INSTRUCTION: Start with the line that contains "Emit a Python" and end with the line that contains "180, 190, 200]"; retype those lines and the ones between them exactly, without any pictures.

RECORDS PROVIDED:
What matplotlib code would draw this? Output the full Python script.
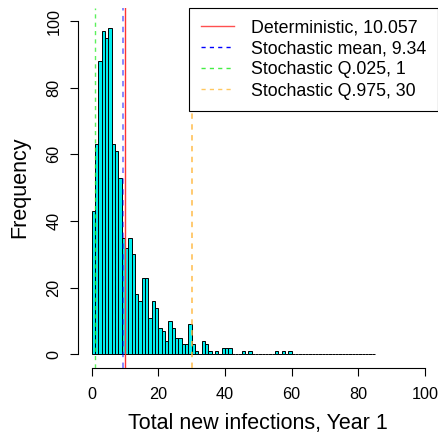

* * *

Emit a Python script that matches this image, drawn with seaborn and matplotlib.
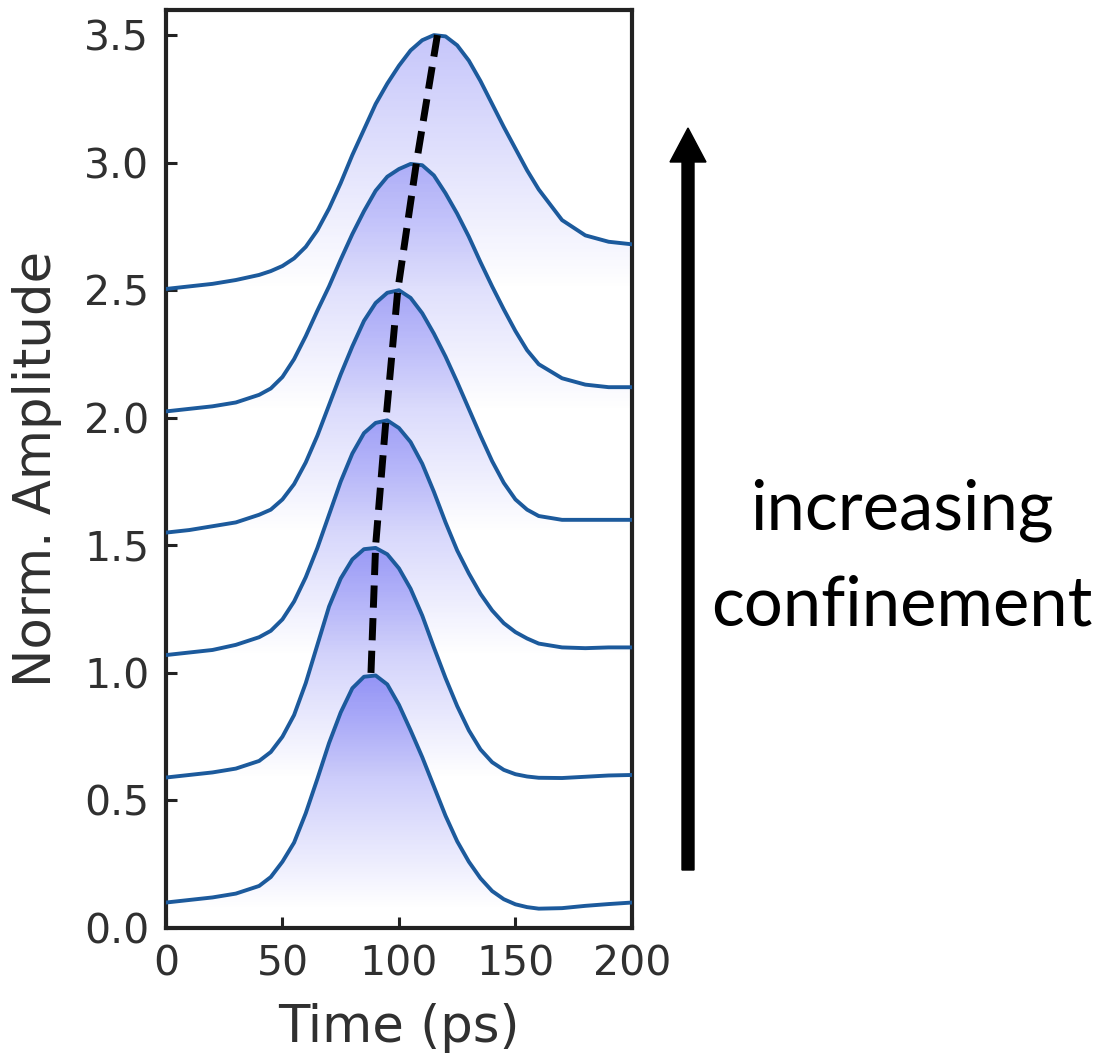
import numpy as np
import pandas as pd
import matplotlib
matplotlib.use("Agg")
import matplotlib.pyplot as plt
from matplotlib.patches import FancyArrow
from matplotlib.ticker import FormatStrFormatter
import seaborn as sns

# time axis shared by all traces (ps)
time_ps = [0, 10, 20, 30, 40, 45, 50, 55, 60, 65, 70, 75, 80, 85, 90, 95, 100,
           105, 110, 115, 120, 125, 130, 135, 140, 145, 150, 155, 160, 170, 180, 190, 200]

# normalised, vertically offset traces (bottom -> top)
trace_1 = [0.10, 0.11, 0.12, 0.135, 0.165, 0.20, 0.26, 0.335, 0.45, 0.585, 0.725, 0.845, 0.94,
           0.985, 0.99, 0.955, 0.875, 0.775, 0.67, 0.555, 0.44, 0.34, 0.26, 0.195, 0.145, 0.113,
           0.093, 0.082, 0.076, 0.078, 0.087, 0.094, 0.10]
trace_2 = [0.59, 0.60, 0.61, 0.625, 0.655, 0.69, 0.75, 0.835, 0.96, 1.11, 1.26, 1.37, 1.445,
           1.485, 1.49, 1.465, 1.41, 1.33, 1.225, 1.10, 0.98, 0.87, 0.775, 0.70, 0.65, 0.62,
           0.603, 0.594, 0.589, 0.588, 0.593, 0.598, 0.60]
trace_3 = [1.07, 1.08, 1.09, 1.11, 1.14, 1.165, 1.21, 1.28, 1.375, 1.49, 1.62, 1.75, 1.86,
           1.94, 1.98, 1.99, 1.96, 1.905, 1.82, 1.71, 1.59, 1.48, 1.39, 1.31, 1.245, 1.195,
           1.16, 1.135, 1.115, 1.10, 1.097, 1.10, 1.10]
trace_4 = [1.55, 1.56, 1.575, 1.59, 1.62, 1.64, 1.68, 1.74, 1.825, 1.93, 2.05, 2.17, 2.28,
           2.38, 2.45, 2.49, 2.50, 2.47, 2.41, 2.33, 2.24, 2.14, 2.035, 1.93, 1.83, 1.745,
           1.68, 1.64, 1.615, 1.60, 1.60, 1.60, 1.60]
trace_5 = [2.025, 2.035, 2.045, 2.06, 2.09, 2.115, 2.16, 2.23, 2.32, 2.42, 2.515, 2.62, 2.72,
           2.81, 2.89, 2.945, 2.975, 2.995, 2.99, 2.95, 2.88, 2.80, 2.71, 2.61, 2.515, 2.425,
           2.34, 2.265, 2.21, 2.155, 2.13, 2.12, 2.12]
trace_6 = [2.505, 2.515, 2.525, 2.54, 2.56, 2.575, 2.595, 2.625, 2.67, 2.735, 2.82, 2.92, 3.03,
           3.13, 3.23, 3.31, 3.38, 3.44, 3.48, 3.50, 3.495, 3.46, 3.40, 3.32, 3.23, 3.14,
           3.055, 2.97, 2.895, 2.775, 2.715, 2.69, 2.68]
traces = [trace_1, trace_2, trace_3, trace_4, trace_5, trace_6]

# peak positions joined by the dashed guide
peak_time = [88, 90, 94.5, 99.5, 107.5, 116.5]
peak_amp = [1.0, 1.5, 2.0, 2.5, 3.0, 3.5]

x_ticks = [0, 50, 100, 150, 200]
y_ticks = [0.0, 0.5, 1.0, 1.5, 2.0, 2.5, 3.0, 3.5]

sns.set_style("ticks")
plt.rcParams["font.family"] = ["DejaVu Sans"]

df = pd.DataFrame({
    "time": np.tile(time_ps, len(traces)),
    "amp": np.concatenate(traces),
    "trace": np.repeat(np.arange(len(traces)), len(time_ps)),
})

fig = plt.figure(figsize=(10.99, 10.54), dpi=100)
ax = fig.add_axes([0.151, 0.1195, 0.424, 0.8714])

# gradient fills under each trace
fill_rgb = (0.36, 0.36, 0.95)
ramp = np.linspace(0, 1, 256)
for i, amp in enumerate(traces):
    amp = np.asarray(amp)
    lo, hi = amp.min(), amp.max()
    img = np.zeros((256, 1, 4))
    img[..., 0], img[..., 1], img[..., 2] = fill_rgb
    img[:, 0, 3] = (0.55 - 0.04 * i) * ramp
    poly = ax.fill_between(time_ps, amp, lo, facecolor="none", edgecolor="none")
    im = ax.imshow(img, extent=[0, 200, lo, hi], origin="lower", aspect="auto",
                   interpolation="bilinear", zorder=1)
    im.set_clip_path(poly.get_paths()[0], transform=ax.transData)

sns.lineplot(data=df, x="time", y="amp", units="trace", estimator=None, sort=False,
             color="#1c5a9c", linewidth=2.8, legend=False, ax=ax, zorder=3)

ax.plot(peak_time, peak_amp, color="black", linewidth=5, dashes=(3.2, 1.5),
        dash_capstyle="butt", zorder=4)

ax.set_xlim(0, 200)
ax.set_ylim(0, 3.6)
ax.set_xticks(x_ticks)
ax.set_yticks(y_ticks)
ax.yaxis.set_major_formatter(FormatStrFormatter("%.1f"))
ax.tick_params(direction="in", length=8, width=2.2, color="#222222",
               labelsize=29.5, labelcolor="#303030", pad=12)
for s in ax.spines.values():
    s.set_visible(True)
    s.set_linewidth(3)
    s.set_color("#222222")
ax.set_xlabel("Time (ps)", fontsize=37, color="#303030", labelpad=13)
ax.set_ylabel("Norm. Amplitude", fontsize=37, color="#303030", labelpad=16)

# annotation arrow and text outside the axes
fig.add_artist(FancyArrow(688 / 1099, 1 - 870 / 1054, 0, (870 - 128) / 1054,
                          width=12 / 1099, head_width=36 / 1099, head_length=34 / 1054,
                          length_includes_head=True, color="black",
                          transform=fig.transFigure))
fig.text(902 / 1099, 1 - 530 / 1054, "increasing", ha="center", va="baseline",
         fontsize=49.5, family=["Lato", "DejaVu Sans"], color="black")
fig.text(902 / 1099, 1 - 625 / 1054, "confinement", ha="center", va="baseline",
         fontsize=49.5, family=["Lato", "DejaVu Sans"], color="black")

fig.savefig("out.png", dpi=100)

RESULT OF THE EXERCISE:
Emit a Python script that matches this image, drawn with seaborn and matplotlib.
import numpy as np
import pandas as pd
import matplotlib
matplotlib.use("Agg")
import matplotlib.pyplot as plt
from matplotlib.patches import FancyArrow
from matplotlib.ticker import FormatStrFormatter
import seaborn as sns

# time axis shared by all traces (ps)
time_ps = [0, 10, 20, 30, 40, 45, 50, 55, 60, 65, 70, 75, 80, 85, 90, 95, 100,
           105, 110, 115, 120, 125, 130, 135, 140, 145, 150, 155, 160, 170, 180, 190, 200]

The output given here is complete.